Processing the ashes

After 2 hours of incineration, the bone remains are the only things left along with the ashes that are collected and handled for further processing. Here, the crematory operator also removes all metal debris if found (screws, nails, surgical pins etc.) and the remaining bone fragments are then placed in a special processor that consists of a cylindrical container with motorized blades at the bottom of the unit - specialized in pulverizing the bone fragments to a fine powder called cremains or the actual ashes.

Finally, the ashes are placed in a plastic bag within a temporary cremation container or an urn.

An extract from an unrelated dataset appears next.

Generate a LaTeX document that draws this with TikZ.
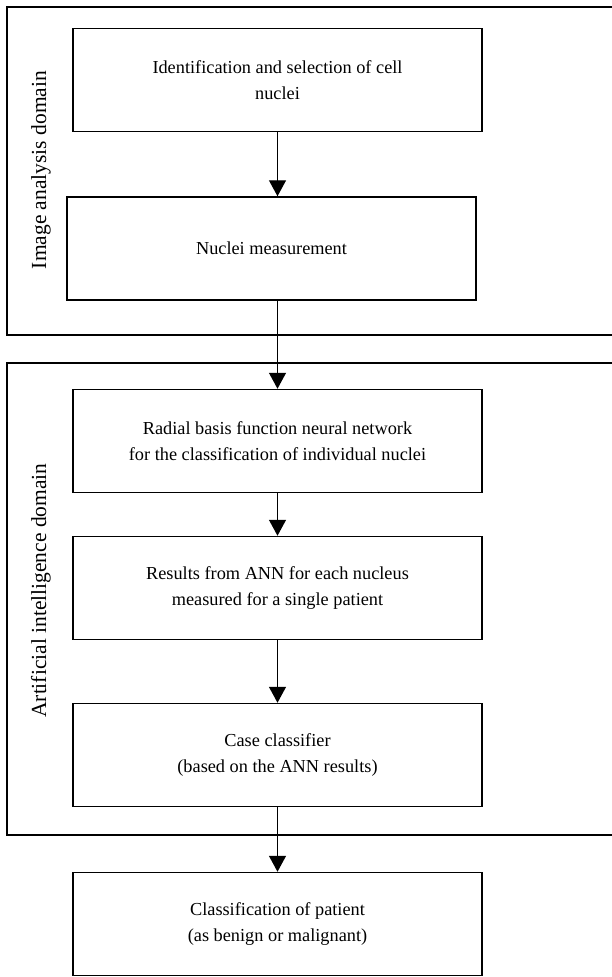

It is now that you decide how best to honour your loved one, some people choose to scatter the ashes in a place special to the loved one; others may bury the ashes in a cemetery with a special plaque of remembrance, some will choose to keep the ashes closer to home and may buy a cremation urn which is personalised or which captures the essence of the loved one; and more often now, people will share the ashes amoung family members in a smaller sharing urn or in a cremation ash charm or pendant which they wear on a necklace.